In covering this issue, I’ve argued that the FCC needs to get data on these peering agreements and practices before we can prove that there’s a problem. It’s clear there is consumer harm, but what’s unclear is whether ISPs are actively blocking traffic, or hurting specific providers. It’s also unclear if ISPs are charging abusive rates to get direct interconnection agreements.
These peering agreements are deeply held secrets, which means the FCC will have to force providers to disclose the terms of their agreements and what traffic looks like on their networks. By sharing some of its network details, Level 3 is offering us a transparency strip tease, giving us (and the FCC) a glimpse of the data it has without naming names.
From the Level 3 post:
“The average utilization across all those interconnected ports is 36 perfect. So you might be asking — what is all the fuss about with peering?…Well, our peers fall into two broad categories; global or regional Internet Services providers like Level 3…and Broadband consumer networks like AT&T. If I use that distinction as a filter to look at congested ports, the story looks very different.
A port that is on average utilized at 90 percent will be saturated, dropping packets, for several hours a day. We have congested ports saturated to those levels with 12 of our 51 peers. Six of those 12 have a single congested port, and we are both (Level 3 and our peer) in the process of making upgrades — this is business as usual and happens occasionally as traffic swings around the Internet as customers change providers.
That leaves the remaining six peers with congestion on almost all of the interconnect ports between us. Congestion that is permanent, has been in place for well over a year and where our peer refuses to augment capacity. They are deliberately harming the service they deliver to their paying customers.
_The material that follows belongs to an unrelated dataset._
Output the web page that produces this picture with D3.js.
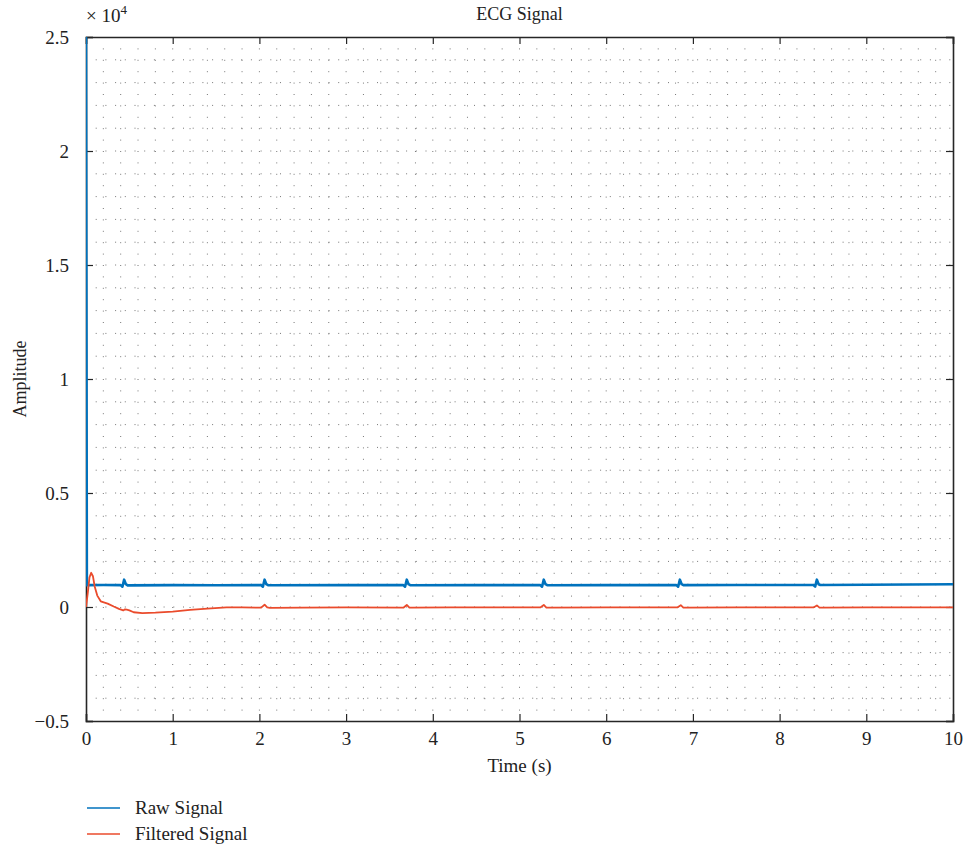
<!DOCTYPE html>
<html>
<head>
<meta charset="utf-8">
<script src="https://cdn.jsdelivr.net/npm/d3@7"></script>
<style>
  html, body { margin: 0; padding: 0; background: #fff; }
  svg { display: block; }
  svg text { font-family: "Liberation Serif", "Times New Roman", Tinos, "DejaVu Serif", serif !important; fill: #222; }
</style>
</head>
<body>
<div id="chart"></div>
<script>
// ---------- data (amplitude values in raw units; axis shows ×10^4) ----------
const rawTime = [0, 0.01, 0.03, 0.2, 0.40, 0.42, 0.44, 0.46, 0.48, 1.0, 1.5,
  2.02, 2.04, 2.06, 2.08, 2.10, 3.0, 3.66, 3.68, 3.70, 3.72, 3.74, 4.5,
  5.24, 5.26, 5.28, 5.30, 5.32, 6.0, 6.81, 6.83, 6.85, 6.87, 6.89, 7.5,
  8.39, 8.41, 8.43, 8.45, 8.47, 9.0, 9.5, 10];
const rawValue = [25000, 960, 960, 965, 960, 890, 1200, 1000, 950, 960, 955,
  960, 890, 1200, 1000, 955, 960, 960, 890, 1200, 1000, 955, 960,
  960, 890, 1200, 1000, 955, 960, 960, 890, 1200, 1000, 960, 965,
  965, 895, 1200, 1000, 965, 975, 985, 1000];

const filtTime = [0, 0.02, 0.04, 0.06, 0.08, 0.10, 0.13, 0.17, 0.25, 0.32, 0.38,
  0.43, 0.45, 0.47, 0.50, 0.55, 0.65, 0.8, 1.0, 1.2, 1.4, 1.62, 1.8,
  2.02, 2.06, 2.09, 2.12, 2.5, 3.0, 3.66, 3.70, 3.73, 3.76, 4.2,
  5.24, 5.28, 5.31, 5.34, 6.0, 6.82, 6.86, 6.89, 6.92, 7.5,
  8.39, 8.43, 8.46, 8.49, 9.0, 10];
const filtValue = [0, 600, 1300, 1500, 1350, 900, 500, 250, 150, 20, -80,
  -150, -100, -120, -150, -230, -270, -250, -200, -130, -70, -20, -20,
  -30, 100, -20, -40, -30, -20, -30, 90, -30, -30, -20,
  -20, 90, -30, -30, -20, -20, 80, -30, -30, -20,
  -20, 70, -30, -30, -20, -20];

const xTicks = [0, 1, 2, 3, 4, 5, 6, 7, 8, 9, 10];
const yTicks = [-5000, 0, 5000, 10000, 15000, 20000, 25000];
const yTickLabels = ["\u22120.5", "0", "0.5", "1", "1.5", "2", "2.5"];
const xMinorTicks = d3.range(0, 10.0001, 0.2);
const yMinorTicks = d3.range(-5000, 25001, 1000);

const seriesNames = ["Raw Signal", "Filtered Signal"];
const seriesColors = ["#0072BD", "#EA4B2C"];

// ---------- layout ----------
const W = 969, H = 845;
const mLeft = 86, mRight = 953, mTop = 37, mBottom = 721;
const FONT = "'Liberation Serif', 'Times New Roman', Tinos, 'DejaVu Serif', serif";

const svg = d3.select("#chart").append("svg").attr("width", W).attr("height", H)
  .attr("font-family", FONT);

const x = d3.scaleLinear().domain([0, 10]).range([mLeft, mRight]);
const y = d3.scaleLinear().domain([-5000, 25000]).range([mBottom, mTop]);

// minor dotted grid
const grid = svg.append("g");
grid.selectAll("line.v").data(xMinorTicks.slice(1, -1)).join("line")
  .attr("class", "v")
  .attr("x1", d => x(d)).attr("x2", d => x(d))
  .attr("y1", mTop).attr("y2", mBottom)
  .attr("stroke", "#777").attr("stroke-width", 1)
  .attr("stroke-dasharray", "1,10.4");
grid.selectAll("line.h").data(yMinorTicks.slice(1, -1)).join("line")
  .attr("class", "h")
  .attr("x1", mLeft).attr("x2", mRight)
  .attr("y1", d => y(d)).attr("y2", d => y(d))
  .attr("stroke", "#777").attr("stroke-width", 1)
  .attr("stroke-dasharray", "1,8.7");

// axes with inward ticks
const tickLen = 7;
const axB = svg.append("g").attr("transform", `translate(0,${mBottom})`)
  .call(d3.axisBottom(x).tickValues(xTicks).tickSize(-tickLen).tickPadding(tickLen + 8).tickFormat(d3.format("d")));
const axT = svg.append("g").attr("transform", `translate(0,${mTop})`)
  .call(d3.axisTop(x).tickValues(xTicks).tickSize(-tickLen).tickFormat(""));
const axL = svg.append("g").attr("transform", `translate(${mLeft},0)`)
  .call(d3.axisLeft(y).tickValues(yTicks).tickSize(-tickLen).tickPadding(tickLen + 10)
    .tickFormat((d, i) => yTickLabels[i]));
const axR = svg.append("g").attr("transform", `translate(${mRight},0)`)
  .call(d3.axisRight(y).tickValues(yTicks).tickSize(-tickLen).tickFormat(""));
[axB, axT, axL, axR].forEach(a => {
  a.attr("font-family", FONT);
  a.select(".domain").attr("stroke", "#262626").attr("stroke-width", 1.6);
  a.selectAll(".tick line").attr("stroke", "#262626").attr("stroke-width", 1.2);
  a.selectAll(".tick text").attr("font-size", 19).attr("fill", "#222");
});
axB.selectAll(".tick text").attr("dy", "0.45em");

// clip
svg.append("clipPath").attr("id", "clip").append("rect")
  .attr("x", mLeft).attr("y", mTop).attr("width", mRight - mLeft).attr("height", mBottom - mTop);

const line = d3.line().x(d => x(d[0])).y(d => y(d[1]));
const rawData = rawTime.map((t, i) => [t, rawValue[i]]);
const filtData = filtTime.map((t, i) => [t, filtValue[i]]);

const plot = svg.append("g").attr("clip-path", "url(#clip)");
plot.append("path").datum(rawData).attr("d", line)
  .attr("fill", "none").attr("stroke", seriesColors[0]).attr("stroke-width", 2.6)
  .attr("stroke-linejoin", "round");
plot.append("path").datum(filtData).attr("d", line)
  .attr("fill", "none").attr("stroke", seriesColors[1]).attr("stroke-width", 1.8)
  .attr("stroke-linejoin", "round");

// title and labels
svg.append("text").attr("x", (mLeft + mRight) / 2).attr("y", 20)
  .attr("text-anchor", "middle").attr("font-size", 18).text("ECG Signal");
const expo = svg.append("text").attr("x", 86).attr("y", 22).attr("font-size", 19);
expo.append("tspan").text("\u00D7 10");
expo.append("tspan").attr("dy", -8).attr("font-size", 13).text("4");

svg.append("text").attr("transform", `translate(26,${(mTop + mBottom) / 2}) rotate(-90)`)
  .attr("text-anchor", "middle").attr("font-size", 18).text("Amplitude");
svg.append("text").attr("x", (mLeft + mRight) / 2).attr("y", 772)
  .attr("text-anchor", "middle").attr("font-size", 19).text("Time (s)");

// legend
const leg = svg.append("g");
seriesNames.forEach((name, i) => {
  const ly = 808 + i * 26;
  leg.append("line").attr("x1", 87).attr("x2", 120).attr("y1", ly).attr("y2", ly)
    .attr("stroke", seriesColors[i]).attr("stroke-width", 1.5);
  leg.append("text").attr("x", 135).attr("y", ly + 6).attr("font-size", 19).text(name);
});
</script>
</body>
</html>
They are not allowing us to fulfill the requests their customers make for content.
Five of those congested peers are in the United States and one is in Europe. There are none in any other part of the world. All six are large Broadband consumer networks with a dominant or exclusive market share in their local market. In countries or markets where consumers have multiple Broadband choices (like the UK) there are no congested peers.”
I’d love to see Cogent, Google and other providers release their data next, so even if the FCC doesn’t want to pursue this, a growing cry of consumer outrage could push the agency to do something about a very real and difficult problem that’s crippling access to video content on 5 U.S. broadband networks. Level 3 didn’t name names, but based on the deals Netflix has signed and the complaints it has made about AT&T, I’m confident that AT&T, Verizon and Comcast are among the five.